> Written request: Using the listing below, extract each line that has the word "this" in it.

Code that draws figures
━━━━━━━━━━━━━━━━━━━━━━━━━━━━━━
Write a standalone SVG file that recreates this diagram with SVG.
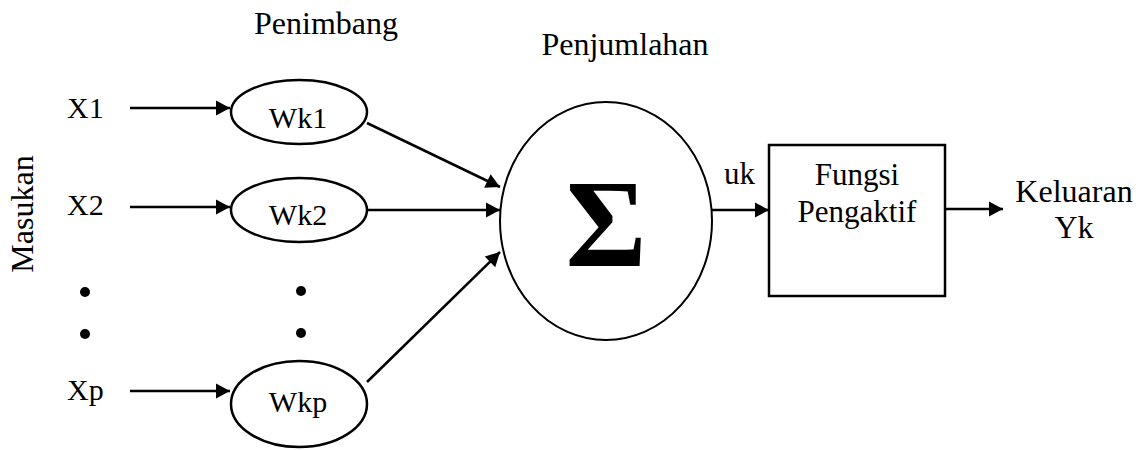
<svg xmlns="http://www.w3.org/2000/svg" width="1145" height="450" viewBox="0 0 1145 450">
  <defs>
    <marker id="arrow" markerUnits="userSpaceOnUse" markerWidth="16" markerHeight="16" viewBox="0 0 16 16" refX="15" refY="8" orient="auto">
      <path d="M1,0.5 L15,8 L1,15.5 Z" fill="#000"/>
    </marker>
  </defs>

  <rect width="1145" height="450" fill="#fff"/>

  <!-- all labels share the serif face -->
  <g font-family="Liberation Serif, Times New Roman, serif" font-size="30" fill="#000">
    <!-- headings -->
    <text font-size="32" text-anchor="middle" x="326" y="34">Penimbang</text>
    <text font-size="32" text-anchor="middle" x="625" y="55">Penjumlahan</text>
    <text font-size="32" text-anchor="middle" transform="translate(33,214) rotate(-90)">Masukan</text>

    <!-- inputs -->
    <g id="in-x1"><text x="67" y="118">X1</text></g>
    <g id="in-x2"><text x="67" y="215">X2</text></g>
    <g id="in-xp"><text x="67" y="400">Xp</text></g>
    <g id="in-dots">
      <circle cx="85" cy="292" r="5"/>
      <circle cx="85" cy="334" r="5"/>
    </g>

    <!-- weights -->
    <g id="w-k1">
      <ellipse cx="299" cy="112" rx="68" ry="32" fill="#fff" stroke="#000" stroke-width="2.5"/>
      <text text-anchor="middle" x="298" y="128">Wk1</text>
    </g>
    <g id="w-k2">
      <ellipse cx="299" cy="210" rx="68" ry="32" fill="#fff" stroke="#000" stroke-width="2.5"/>
      <text text-anchor="middle" x="298" y="225">Wk2</text>
    </g>
    <g id="w-dots">
      <circle cx="301" cy="291" r="5"/>
      <circle cx="301" cy="333" r="5"/>
    </g>
    <g id="w-kp">
      <ellipse cx="299" cy="404" rx="68" ry="43" fill="#fff" stroke="#000" stroke-width="2.5"/>
      <text text-anchor="middle" x="298" y="412">Wkp</text>
    </g>

    <!-- summing junction -->
    <g id="sum">
      <ellipse cx="606" cy="221" rx="106" ry="119" fill="#fff" stroke="#000" stroke-width="2"/>
      <text font-size="124" font-weight="bold" text-anchor="middle" x="606" y="266">Σ</text>
    </g>

    <!-- activation function -->
    <g id="activation">
      <rect x="769" y="145" width="176" height="151" fill="#fff" stroke="#000" stroke-width="2.5"/>
      <text font-size="31" text-anchor="middle" x="857" y="185">Fungsi</text>
      <text font-size="31" text-anchor="middle" x="857" y="222">Pengaktif</text>
    </g>

    <!-- output -->
    <g id="output">
      <text font-size="32" text-anchor="middle" x="1074" y="202">Keluaran</text>
      <text font-size="32" text-anchor="middle" x="1074" y="238">Yk</text>
    </g>

    <text font-size="31" x="724" y="184">uk</text>
  </g>

  <!-- connectors -->
  <g id="connectors" fill="none" stroke="#000" stroke-width="2.5" marker-end="url(#arrow)">
    <line x1="130" y1="108" x2="230" y2="108"/>
    <line x1="130" y1="207" x2="230" y2="207"/>
    <line x1="130" y1="391" x2="230" y2="391"/>
    <line x1="367" y1="123" x2="500" y2="187"/>
    <line x1="367" y1="210" x2="500" y2="210"/>
    <line x1="367" y1="382" x2="500" y2="252"/>
    <line x1="712" y1="210" x2="769" y2="210"/>
    <line x1="945" y1="209" x2="1003" y2="209"/>
  </g>
</svg>
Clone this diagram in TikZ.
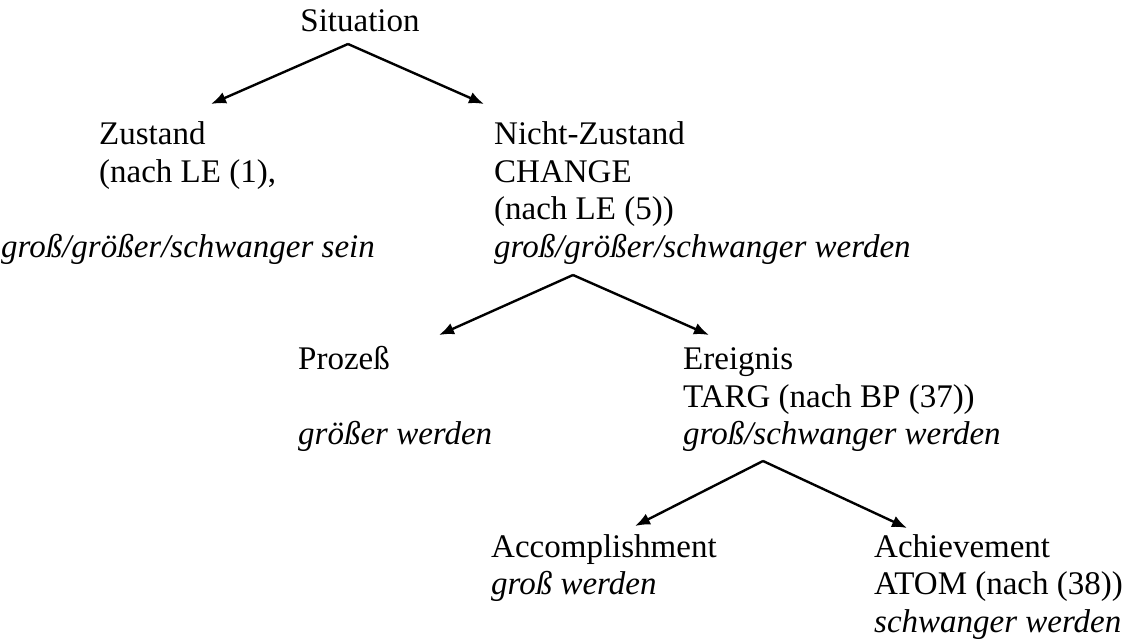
━━━━━━━━━━━━━━━━━━━━━━━━━━━━━━
> Correct response:
Write a standalone SVG file that recreates this diagram with SVG.
Clone this diagram in TikZ.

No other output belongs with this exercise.